START INFORMATION SHOWN

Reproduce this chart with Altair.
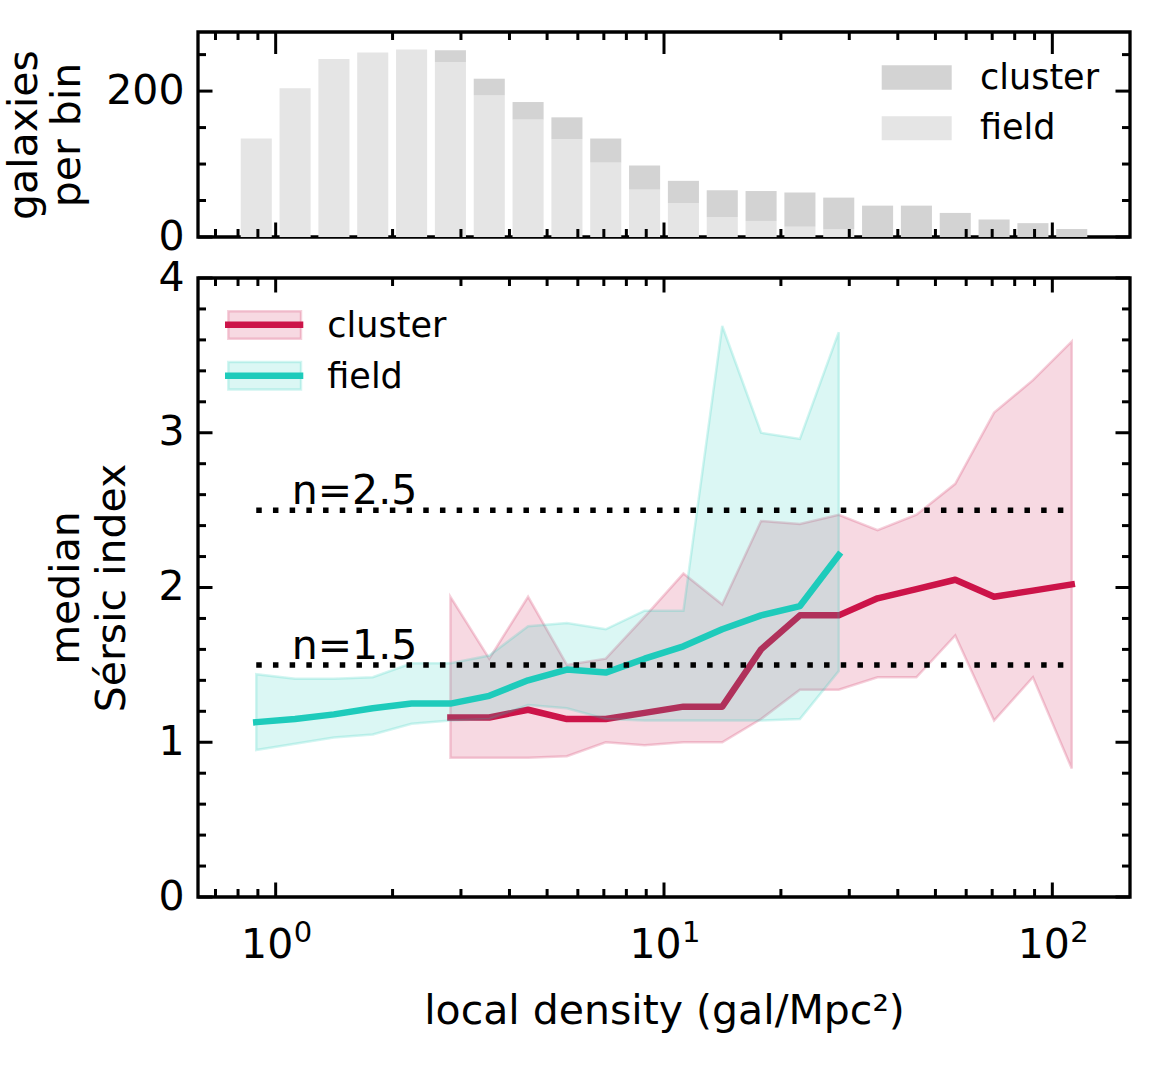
import altair as alt
import pandas as pd

# ---------------- data ----------------
# histogram bins (log10 of bin centres, 0.1 dex wide)
bin_log_centers = [-0.05, 0.05, 0.15, 0.25, 0.35, 0.45, 0.55, 0.65, 0.75, 0.85, 0.95,
                   1.05, 1.15, 1.25, 1.35, 1.45, 1.55, 1.65, 1.75, 1.85, 1.95, 2.05]
field_counts = [135, 204, 244, 253, 257, 240, 194, 161, 134, 102, 65,
                46, 27, 22, 14, 11, 0, 0, 0, 0, 0, 0]
cluster_counts = [0, 0, 0, 0, 0, 16, 23, 24, 30, 33, 33,
                  31, 37, 41, 47, 43, 43, 43, 33, 24, 19, 11]

# median Sersic index per bin (field: bins 0-15, cluster: bins 5-21)
field_bins = list(range(0, 16))
field_median = [1.13, 1.15, 1.18, 1.22, 1.25, 1.25, 1.30, 1.40, 1.47, 1.45, 1.54,
                1.62, 1.73, 1.82, 1.88, 2.21]
field_lo = [0.95, 0.99, 1.03, 1.05, 1.12, 1.14, 1.15, 1.24, 1.22, 1.15, 1.14,
            1.14, 1.14, 1.14, 1.15, 1.46]
field_hi = [1.44, 1.41, 1.41, 1.42, 1.51, 1.51, 1.56, 1.75, 1.77, 1.73, 1.85,
            1.85, 3.69, 3.00, 2.96, 3.65]

cluster_bins = list(range(5, 22))
cluster_median = [1.16, 1.16, 1.21, 1.15, 1.15, 1.19, 1.23, 1.23, 1.60, 1.82, 1.82,
                  1.93, 1.99, 2.05, 1.94, 1.98, 2.02]
cluster_lo = [0.90, 0.90, 0.90, 0.91, 1.00, 0.98, 1.00, 1.00, 1.15, 1.34, 1.34,
              1.42, 1.42, 1.69, 1.14, 1.42, 0.83]
cluster_hi = [1.94, 1.54, 1.94, 1.50, 1.54, 1.81, 2.09, 1.89, 2.43, 2.41, 2.47,
              2.37, 2.47, 2.67, 3.13, 3.34, 3.59]

ref_levels = [2.5, 1.5]
ref_labels = ["n=2.5", "n=1.5"]
ref_label_x = 1.1

series_names = ["cluster", "field"]

x_major_ticks = [1, 10, 100]
x_major_exponents = ["0", "1", "2"]
x_minor_ticks = [0.7, 0.8, 0.9, 2, 3, 4, 5, 6, 7, 8, 9, 20, 30, 40, 50, 60, 70, 80, 90]
top_y_major = [0, 200]
top_y_minor = [50, 100, 150, 250]
bot_y_major = [0, 1, 2, 3, 4]
bot_y_minor = [0.2, 0.4, 0.6, 0.8, 1.2, 1.4, 1.6, 1.8, 2.2, 2.4, 2.6, 2.8,
               3.2, 3.4, 3.6, 3.8]

# ---------------- style ----------------
CLUSTER = "#cc1449"
FIELD = "#1ecbbb"
HIST_CLUSTER = "#d3d3d3"
HIST_FIELD = "#e5e5e5"
FONT = "DejaVu Sans"
FS = 41
SUP_FS = 29
LEG_FS = 35
W = 932
H_TOP = 205
H_BOT = 619
MAJ = 14.5
MIN = 8
TW = 3

XDOM = [10 ** -0.2, 10 ** 2.2]
xscale = alt.Scale(type="log", domain=XDOM, nice=False)
ytop = alt.Scale(domain=[0, 281], nice=False, zero=False)
ybot = alt.Scale(domain=[0, 4], nice=False, zero=False)

centers = [10 ** c for c in bin_log_centers]

# ---------------- tables ----------------
hist = pd.DataFrame({
    "lo": [10 ** (c - 0.04) for c in bin_log_centers],
    "hi": [10 ** (c + 0.04) for c in bin_log_centers],
    "field": field_counts,
    "cluster": cluster_counts,
})
hist["total"] = hist["field"] + hist["cluster"]
hist["base"] = 0

fdf = pd.DataFrame({
    "x": [centers[i] for i in field_bins],
    "med": field_median, "lo": field_lo, "hi": field_hi,
})
cdf = pd.DataFrame({
    "x": [centers[i] for i in cluster_bins],
    "med": cluster_median, "lo": cluster_lo, "hi": cluster_hi,
})
refdf = pd.DataFrame({
    "level": ref_levels, "label": ref_labels,
    "x0": centers[0], "x1": centers[-1], "lx": ref_label_x,
})
expdf = pd.DataFrame({"t": x_major_ticks, "e": x_major_exponents})

# ---------------- axes (same object in every layer of a panel) ----------------
top_xaxis = None
top_yaxis = alt.Axis(values=top_y_major, ticks=False, domain=False, grid=False,
                     labelFontSize=FS, labelPadding=14, labelColor="black",
                     title=["galaxies", "per bin"], titleFontSize=FS,
                     titleFontWeight="normal", titlePadding=17, titleLineHeight=43,
                     titleColor="black")
bot_xaxis = alt.Axis(values=x_major_ticks, ticks=False, domain=False, grid=False,
                     labelExpr="'10'", labelOffset=-9,
                     labelFontSize=FS, labelPadding=28, labelColor="black",
                     title="local density (gal/Mpc²)", titleFontSize=FS,
                     titleFontWeight="normal", titlePadding=26, titleColor="black")
bot_yaxis = alt.Axis(values=bot_y_major, ticks=False, domain=False, grid=False, format="d",
                     labelFontSize=FS, labelPadding=14, labelColor="black",
                     title=["median", "Sérsic index"], titleFontSize=FS,
                     titleFontWeight="normal", titlePadding=24, titleLineHeight=46,
                     titleColor="black")


def tick_layers(xax, ys, yax, yvals_major, yvals_minor, H, top_major):
    layers = []
    for vals, ln_b, ln_t in ((x_major_ticks, MAJ, top_major), (x_minor_ticks, MIN, MIN)):
        d = pd.DataFrame({"t": vals})
        for y0, y1 in ((H, H - ln_b), (0, ln_t)):
            layers.append(alt.Chart(d).mark_rule(color="black", strokeWidth=TW).encode(
                x=alt.X("t:Q", scale=xscale, axis=xax),
                y=alt.value(y0), y2=alt.value(y1)))
    for vals, ln in ((yvals_major, MAJ), (yvals_minor, MIN)):
        d = pd.DataFrame({"t": vals})
        for x0, x1 in ((0, ln), (W - ln, W)):
            layers.append(alt.Chart(d).mark_rule(color="black", strokeWidth=TW).encode(
                y=alt.Y("t:Q", scale=ys, axis=yax),
                x=alt.value(x0), x2=alt.value(x1)))
    return layers


def one(label):
    return alt.InlineData(values=[{"label": label}])


# ---------------- top panel ----------------
field_bars = alt.Chart(hist[hist["field"] > 0]).mark_rect(color=HIST_FIELD).encode(
    x=alt.X("lo:Q", scale=xscale, axis=top_xaxis), x2="hi:Q",
    y=alt.Y("field:Q", scale=ytop, axis=top_yaxis), y2="base:Q")
cluster_bars = alt.Chart(hist[hist["cluster"] > 0]).mark_rect(color=HIST_CLUSTER).encode(
    x=alt.X("lo:Q", scale=xscale, axis=top_xaxis), x2="hi:Q",
    y=alt.Y("total:Q", scale=ytop, axis=top_yaxis), y2="field:Q")

top_leg = []
for name, col, (r0, r1), base in ((series_names[0], HIST_CLUSTER, (33.3, 57.7), 56.7),
                                  (series_names[1], HIST_FIELD, (84.3, 108.3), 106.7)):
    top_leg.append(alt.Chart(one(name)).mark_rect(color=col).encode(
        x=alt.value(683.7), x2=alt.value(753.7), y=alt.value(r0), y2=alt.value(r1)))
    top_leg.append(alt.Chart(one(name)).mark_text(
        align="left", baseline="alphabetic", font=FONT, fontSize=LEG_FS, color="black").encode(
        x=alt.value(782), y=alt.value(base), text="label:N"))

top = alt.layer(field_bars, cluster_bars, *top_leg,
                *tick_layers(top_xaxis, ytop, top_yaxis, top_y_major, top_y_minor, H_TOP, 22)
                ).properties(width=W, height=H_TOP)

# ---------------- bottom panel ----------------


def band(df, col):
    return alt.Chart(df).mark_area(fill=col, fillOpacity=0.16, stroke=col,
                                   strokeOpacity=0.2, strokeWidth=2.5).encode(
        x=alt.X("x:Q", scale=xscale, axis=bot_xaxis),
        y=alt.Y("lo:Q", scale=ybot, axis=bot_yaxis), y2="hi:Q")


def line(df, col):
    return alt.Chart(df).mark_line(color=col, strokeWidth=6.5, strokeCap="square",
                                   strokeJoin="round").encode(
        x=alt.X("x:Q", scale=xscale, axis=bot_xaxis),
        y=alt.Y("med:Q", scale=ybot, axis=bot_yaxis))


ref_rules = alt.Chart(refdf).mark_rule(color="black", strokeWidth=5.5,
                                       strokeDash=[5.5, 11.2]).encode(
    x=alt.X("x0:Q", scale=xscale, axis=bot_xaxis), x2="x1:Q",
    y=alt.Y("level:Q", scale=ybot, axis=bot_yaxis))
ref_text = alt.Chart(refdf).mark_text(align="left", baseline="alphabetic", dy=-6,
                                      font=FONT, fontSize=FS, color="black").encode(
    x=alt.X("lx:Q", scale=xscale, axis=bot_xaxis),
    y=alt.Y("level:Q", scale=ybot, axis=bot_yaxis), text="label:N")

# superscript exponents of the x tick labels (10^0, 10^1, 10^2)
exp_text = alt.Chart(expdf).mark_text(align="left", baseline="alphabetic", dx=18,
                                      font=FONT, fontSize=SUP_FS, color="black").encode(
    x=alt.X("t:Q", scale=xscale, axis=bot_xaxis),
    y=alt.value(H_BOT + 45), text="e:N")

bot_leg = []
for name, col, ly, (r0, r1), base in ((series_names[0], CLUSTER, 46.7, (33.3, 60.7), 59),
                                      (series_names[1], FIELD, 97.7, (84, 111.5), 110)):
    bot_leg.append(alt.Chart(one(name)).mark_rect(fill=col, fillOpacity=0.16, stroke=col,
                                                  strokeOpacity=0.2, strokeWidth=2.5).encode(
        x=alt.value(30.3), x2=alt.value(103), y=alt.value(r0), y2=alt.value(r1)))
    bot_leg.append(alt.Chart(one(name)).mark_rule(color=col, strokeWidth=6.5).encode(
        x=alt.value(27), x2=alt.value(105.3), y=alt.value(ly)))
    bot_leg.append(alt.Chart(one(name)).mark_text(
        align="left", baseline="alphabetic", font=FONT, fontSize=LEG_FS, color="black").encode(
        x=alt.value(129.3), y=alt.value(base), text="label:N"))

bottom = alt.layer(band(cdf, CLUSTER), line(cdf, CLUSTER), band(fdf, FIELD), line(fdf, FIELD),
                   ref_rules, ref_text, exp_text, *bot_leg,
                   *tick_layers(bot_xaxis, ybot, bot_yaxis, bot_y_major, bot_y_minor, H_BOT, MAJ)
                   ).properties(width=W, height=H_BOT)

chart = alt.vconcat(top, bottom, spacing=41, bounds="flush").resolve_scale(
    x="independent", y="independent").properties(
    padding={"left": 2, "top": 28, "right": 5, "bottom": 5},
    background="white",
).configure(font=FONT).configure_view(stroke="black", strokeWidth=3.3)

chart.save("out.html", embed_options={"renderer": "svg", "actions": False})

END INFORMATION SHOWN

* [TASK INSTRUCTIONS] Repeat only the lines from the beginning of the material through the line containing "import pandas as pd", both ends kept, leaving pictures out.

* [WRITTEN ANSWER]
Reproduce this chart with Altair.
import altair as alt
import pandas as pd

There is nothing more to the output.